Materialized views pricing
Costs are associated with the following aspects of materialized views:
- Querying materialized views.
- Maintaining materialized views, such as when materialized views are refreshed. The cost for automatic refresh is billed to the project where the view resides. The cost for manual refresh is billed to the project in which the manual refresh job is run. For more information about controlling maintenance cost, see Refresh job maintenance.

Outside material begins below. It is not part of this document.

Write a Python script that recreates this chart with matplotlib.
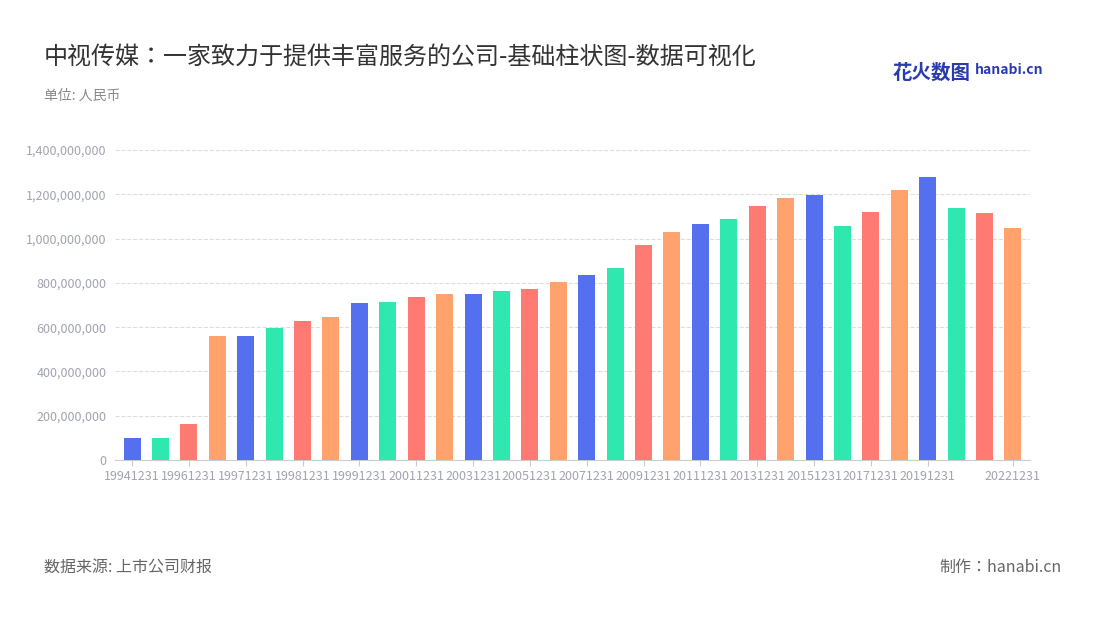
import matplotlib.pyplot as plt
import matplotlib.ticker as mticker

plt.rcParams['font.family'] = ['Noto Sans CJK SC', 'Noto Sans CJK JP', 'Noto Sans CJK TC', 'DejaVu Sans']

dates = ['19941231', '19951231', '19961231', '19970630', '19971231', '19980630', '19981231',
         '19990630', '19991231'] + [f'{y}1231' for y in range(2000, 2023)]
values = [100, 101, 163, 560, 560, 596, 628, 646, 709, 712, 736, 750, 748, 763, 772, 804,
          836, 867, 971, 1030, 1066, 1088, 1147, 1183, 1196, 1057, 1120, 1219, 1278, 1138,
          1115, 1048]
values = [v * 1e6 for v in values]
palette = ['#5470ee', '#2ee8b0', '#ff7a72', '#ffa26e']

fig = plt.figure(figsize=(11, 6.2), dpi=100)
ax = fig.add_axes([115 / 1100, 1 - 460 / 620, 915 / 1100, 310 / 620])
x = range(len(dates))
ax.bar(x, values, width=0.6, color=[palette[i % 4] for i in x], zorder=3)

ax.set_ylim(0, 1.4e9)
ax.set_xlim(-0.6, len(dates) - 0.4)
ax.yaxis.set_major_locator(mticker.MultipleLocator(2e8))
ax.yaxis.set_major_formatter(mticker.FuncFormatter(lambda v, p: f'{int(v):,}'))
ax.grid(axis='y', linestyle='--', color='#dddddd', zorder=0)
ticks = list(range(0, len(dates) - 2, 2)) + [len(dates) - 1]
ax.set_xticks(ticks)
ax.set_xticklabels([dates[i] for i in ticks])
ax.tick_params(colors='#a0a4b0', labelsize=9, length=0, pad=6)
ax.tick_params(axis='x', length=4, color='#cccccc', pad=3)
for s in ['top', 'right', 'left']:
    ax.spines[s].set_visible(False)
ax.spines['bottom'].set_color('#cccccc')

fig.text(44 / 1100, 1 - 57 / 620, '中视传媒：一家致力于提供丰富服务的公司-基础柱状图-数据可视化',
         fontsize=17.3, color='#333333', va='center')
fig.text(44 / 1100, 1 - 96 / 620, '单位: 人民币', fontsize=10, color='#888888', va='center')
fig.text(44 / 1100, 1 - 567 / 620, '数据来源: 上市公司财报', fontsize=11.5, color='#666666', va='center')
fig.text(1062 / 1100, 1 - 567 / 620, '制作：hanabi.cn', fontsize=11.5, color='#666666',
         va='center', ha='right')
fig.text(893 / 1100, 1 - 73 / 620, '花火数图', fontsize=14, color='#2a3bb0', va='center',
         fontweight='bold')
fig.text(975 / 1100, 1 - 70 / 620, 'hanabi.cn', fontsize=10, color='#2a3bb0', va='center',
         fontweight='bold')

fig.savefig('out.png')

- Storing materialized view tables.
Component | On-demand pricing | Capacity-based pricing |
---|---|---|
Querying | Bytes processed by materialized views and any necessary portions of the base tables.1 | Slots are consumed during query time. |
Maintenance | Bytes processed during refresh time. | Slots are consumed during refresh time. |
Storage | Bytes stored in materialized views. | Bytes stored in materialized views. |
1Where possible, BigQuery reads only the changes since the last time the view was refreshed. For more information, see Incremental updates.
Storage cost details
For AVG
, ARRAY_AGG
, and APPROX_COUNT_DISTINCT
aggregate values in a
materialized view, the final value is not directly stored. Instead,
BigQuery internally stores a materialized view as an intermediate
sketch, which is used to produce the final value.
As an example, consider a materialized view that's created with the following command:
CREATE MATERIALIZED VIEW project-id.my_dataset.my_mv_table AS SELECT date, AVG(net_paid) AS avg_paid FROM project-id.my_dataset.my_base_table GROUP BY date
While the avg_paid
column is rendered as NUMERIC
or FLOAT64
to the user,
internally it is stored as BYTES
, with its content being an intermediate
sketch in proprietary format. For data size calculation,
the column is treated as BYTES
.
Materialized view replica costs
Use of materialized view replicas incurs compute, outbound data transfer, and storage costs.